§ **Written request**
Extract the whole listing as it stands. Do not include the pictures.

§ **Entries supplied**
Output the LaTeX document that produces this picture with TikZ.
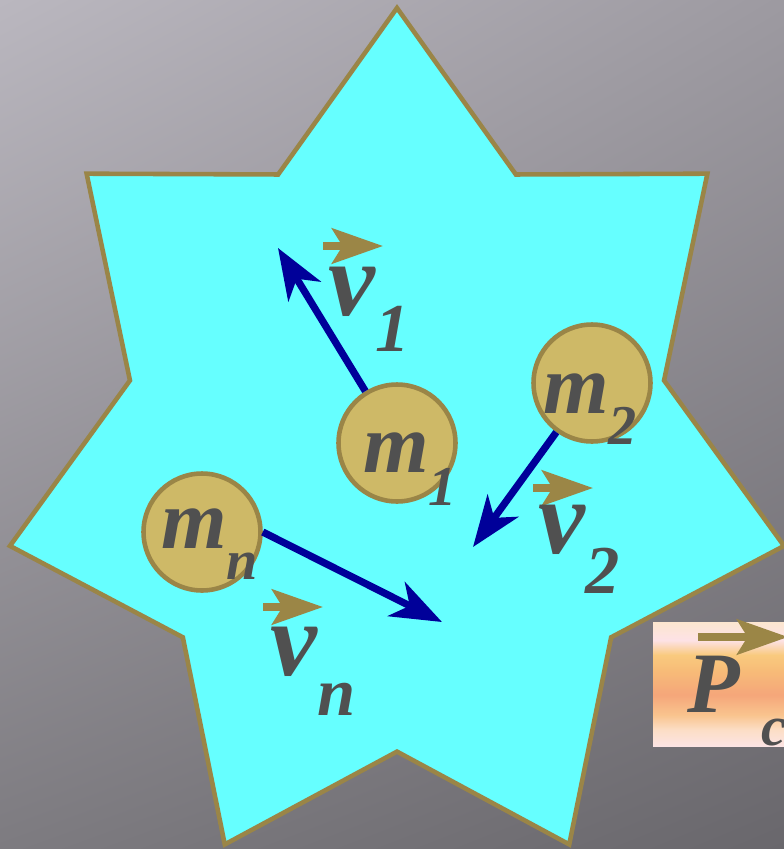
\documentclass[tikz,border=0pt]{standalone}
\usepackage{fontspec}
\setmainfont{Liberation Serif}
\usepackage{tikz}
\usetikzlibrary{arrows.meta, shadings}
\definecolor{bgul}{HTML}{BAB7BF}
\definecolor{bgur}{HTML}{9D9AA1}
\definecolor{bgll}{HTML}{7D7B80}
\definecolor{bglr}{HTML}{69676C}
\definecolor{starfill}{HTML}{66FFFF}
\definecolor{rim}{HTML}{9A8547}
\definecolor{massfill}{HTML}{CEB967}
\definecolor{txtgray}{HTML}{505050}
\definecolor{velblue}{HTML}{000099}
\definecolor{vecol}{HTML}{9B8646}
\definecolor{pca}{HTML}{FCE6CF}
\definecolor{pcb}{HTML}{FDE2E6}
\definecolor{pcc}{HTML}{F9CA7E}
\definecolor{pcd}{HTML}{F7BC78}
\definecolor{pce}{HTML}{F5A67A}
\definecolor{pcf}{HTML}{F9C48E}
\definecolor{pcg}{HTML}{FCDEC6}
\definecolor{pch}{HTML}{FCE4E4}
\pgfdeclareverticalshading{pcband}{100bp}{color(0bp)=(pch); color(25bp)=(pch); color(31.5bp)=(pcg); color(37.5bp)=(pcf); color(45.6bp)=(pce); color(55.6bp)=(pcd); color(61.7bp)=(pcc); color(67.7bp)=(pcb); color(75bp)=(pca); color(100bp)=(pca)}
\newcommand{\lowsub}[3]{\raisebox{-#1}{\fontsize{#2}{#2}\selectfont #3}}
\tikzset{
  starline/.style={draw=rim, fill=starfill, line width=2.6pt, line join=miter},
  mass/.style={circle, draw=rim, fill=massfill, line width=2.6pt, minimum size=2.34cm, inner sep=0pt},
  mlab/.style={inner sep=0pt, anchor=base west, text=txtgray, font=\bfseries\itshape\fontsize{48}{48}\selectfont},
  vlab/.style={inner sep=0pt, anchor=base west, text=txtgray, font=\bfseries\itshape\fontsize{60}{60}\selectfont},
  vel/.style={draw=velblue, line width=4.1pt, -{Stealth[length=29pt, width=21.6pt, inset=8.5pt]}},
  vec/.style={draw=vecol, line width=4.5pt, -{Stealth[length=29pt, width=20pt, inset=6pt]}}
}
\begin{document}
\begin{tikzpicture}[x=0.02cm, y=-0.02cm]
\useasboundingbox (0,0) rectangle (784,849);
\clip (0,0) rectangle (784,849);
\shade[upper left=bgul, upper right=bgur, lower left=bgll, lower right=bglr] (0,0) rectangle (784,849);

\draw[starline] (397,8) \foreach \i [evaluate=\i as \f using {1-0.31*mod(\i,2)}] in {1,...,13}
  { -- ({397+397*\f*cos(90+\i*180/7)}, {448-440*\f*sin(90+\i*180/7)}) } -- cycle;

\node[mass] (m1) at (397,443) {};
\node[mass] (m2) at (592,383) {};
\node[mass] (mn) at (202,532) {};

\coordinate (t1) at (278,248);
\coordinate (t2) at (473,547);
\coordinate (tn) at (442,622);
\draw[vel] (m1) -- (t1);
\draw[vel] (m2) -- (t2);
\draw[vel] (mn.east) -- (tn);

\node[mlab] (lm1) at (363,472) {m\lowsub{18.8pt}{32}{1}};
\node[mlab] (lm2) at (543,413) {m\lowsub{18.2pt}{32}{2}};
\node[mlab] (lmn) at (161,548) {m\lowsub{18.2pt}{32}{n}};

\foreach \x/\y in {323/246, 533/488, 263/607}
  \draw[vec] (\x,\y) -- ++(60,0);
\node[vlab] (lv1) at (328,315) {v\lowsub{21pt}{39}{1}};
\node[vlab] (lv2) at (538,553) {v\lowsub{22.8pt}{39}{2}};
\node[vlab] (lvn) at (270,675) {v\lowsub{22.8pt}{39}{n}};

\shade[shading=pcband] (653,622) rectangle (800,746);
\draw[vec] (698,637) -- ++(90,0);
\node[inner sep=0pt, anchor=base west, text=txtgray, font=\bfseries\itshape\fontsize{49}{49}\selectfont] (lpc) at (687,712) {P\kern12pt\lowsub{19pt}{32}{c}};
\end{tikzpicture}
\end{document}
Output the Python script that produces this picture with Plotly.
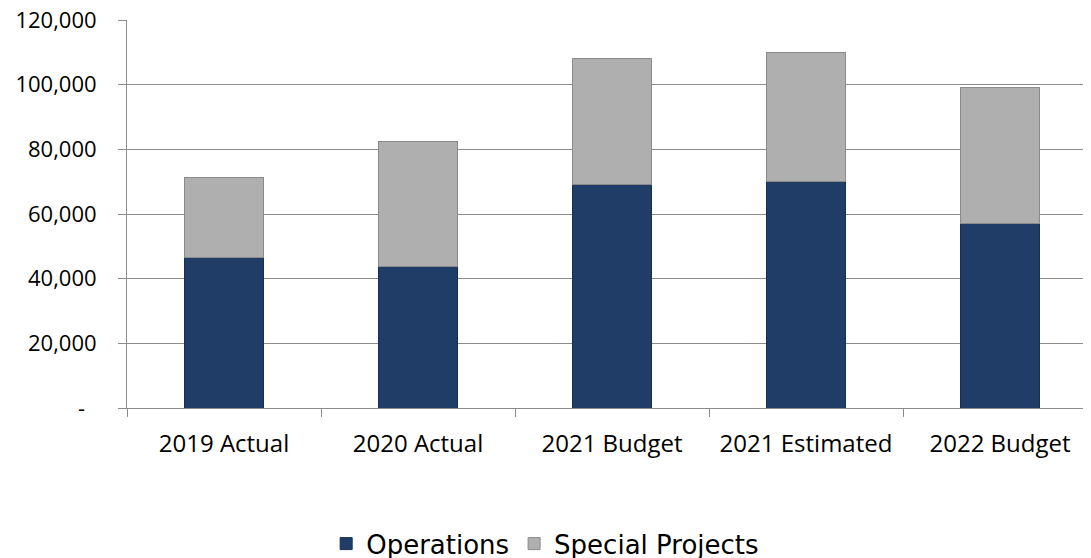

§ **Exercise answer**
Output the LaTeX document that produces this picture with TikZ.
\documentclass[tikz,border=0pt]{standalone}
\usepackage{fontspec}
\setmainfont{Liberation Serif}
\usepackage{tikz}
\usetikzlibrary{arrows.meta, shadings}
\definecolor{bgul}{HTML}{BAB7BF}
\definecolor{bgur}{HTML}{9D9AA1}
\definecolor{bgll}{HTML}{7D7B80}
\definecolor{bglr}{HTML}{69676C}
\definecolor{starfill}{HTML}{66FFFF}
\definecolor{rim}{HTML}{9A8547}
\definecolor{massfill}{HTML}{CEB967}
\definecolor{txtgray}{HTML}{505050}
\definecolor{velblue}{HTML}{000099}
\definecolor{vecol}{HTML}{9B8646}
\definecolor{pca}{HTML}{FCE6CF}
\definecolor{pcb}{HTML}{FDE2E6}
\definecolor{pcc}{HTML}{F9CA7E}
\definecolor{pcd}{HTML}{F7BC78}
\definecolor{pce}{HTML}{F5A67A}
\definecolor{pcf}{HTML}{F9C48E}
\definecolor{pcg}{HTML}{FCDEC6}
\definecolor{pch}{HTML}{FCE4E4}
\pgfdeclareverticalshading{pcband}{100bp}{color(0bp)=(pch); color(25bp)=(pch); color(31.5bp)=(pcg); color(37.5bp)=(pcf); color(45.6bp)=(pce); color(55.6bp)=(pcd); color(61.7bp)=(pcc); color(67.7bp)=(pcb); color(75bp)=(pca); color(100bp)=(pca)}
\newcommand{\lowsub}[3]{\raisebox{-#1}{\fontsize{#2}{#2}\selectfont #3}}
\tikzset{
  starline/.style={draw=rim, fill=starfill, line width=2.6pt, line join=miter},
  mass/.style={circle, draw=rim, fill=massfill, line width=2.6pt, minimum size=2.34cm, inner sep=0pt},
  mlab/.style={inner sep=0pt, anchor=base west, text=txtgray, font=\bfseries\itshape\fontsize{48}{48}\selectfont},
  vlab/.style={inner sep=0pt, anchor=base west, text=txtgray, font=\bfseries\itshape\fontsize{60}{60}\selectfont},
  vel/.style={draw=velblue, line width=4.1pt, -{Stealth[length=29pt, width=21.6pt, inset=8.5pt]}},
  vec/.style={draw=vecol, line width=4.5pt, -{Stealth[length=29pt, width=20pt, inset=6pt]}}
}
\begin{document}
\begin{tikzpicture}[x=0.02cm, y=-0.02cm]
\useasboundingbox (0,0) rectangle (784,849);
\clip (0,0) rectangle (784,849);
\shade[upper left=bgul, upper right=bgur, lower left=bgll, lower right=bglr] (0,0) rectangle (784,849);

\draw[starline] (397,8) \foreach \i [evaluate=\i as \f using {1-0.31*mod(\i,2)}] in {1,...,13}
  { -- ({397+397*\f*cos(90+\i*180/7)}, {448-440*\f*sin(90+\i*180/7)}) } -- cycle;

\node[mass] (m1) at (397,443) {};
\node[mass] (m2) at (592,383) {};
\node[mass] (mn) at (202,532) {};

\coordinate (t1) at (278,248);
\coordinate (t2) at (473,547);
\coordinate (tn) at (442,622);
\draw[vel] (m1) -- (t1);
\draw[vel] (m2) -- (t2);
\draw[vel] (mn.east) -- (tn);

\node[mlab] (lm1) at (363,472) {m\lowsub{18.8pt}{32}{1}};
\node[mlab] (lm2) at (543,413) {m\lowsub{18.2pt}{32}{2}};
\node[mlab] (lmn) at (161,548) {m\lowsub{18.2pt}{32}{n}};

\foreach \x/\y in {323/246, 533/488, 263/607}
  \draw[vec] (\x,\y) -- ++(60,0);
\node[vlab] (lv1) at (328,315) {v\lowsub{21pt}{39}{1}};
\node[vlab] (lv2) at (538,553) {v\lowsub{22.8pt}{39}{2}};
\node[vlab] (lvn) at (270,675) {v\lowsub{22.8pt}{39}{n}};

\shade[shading=pcband] (653,622) rectangle (800,746);
\draw[vec] (698,637) -- ++(90,0);
\node[inner sep=0pt, anchor=base west, text=txtgray, font=\bfseries\itshape\fontsize{49}{49}\selectfont] (lpc) at (687,712) {P\kern12pt\lowsub{19pt}{32}{c}};
\end{tikzpicture}
\end{document}
Output the Python script that produces this picture with Plotly.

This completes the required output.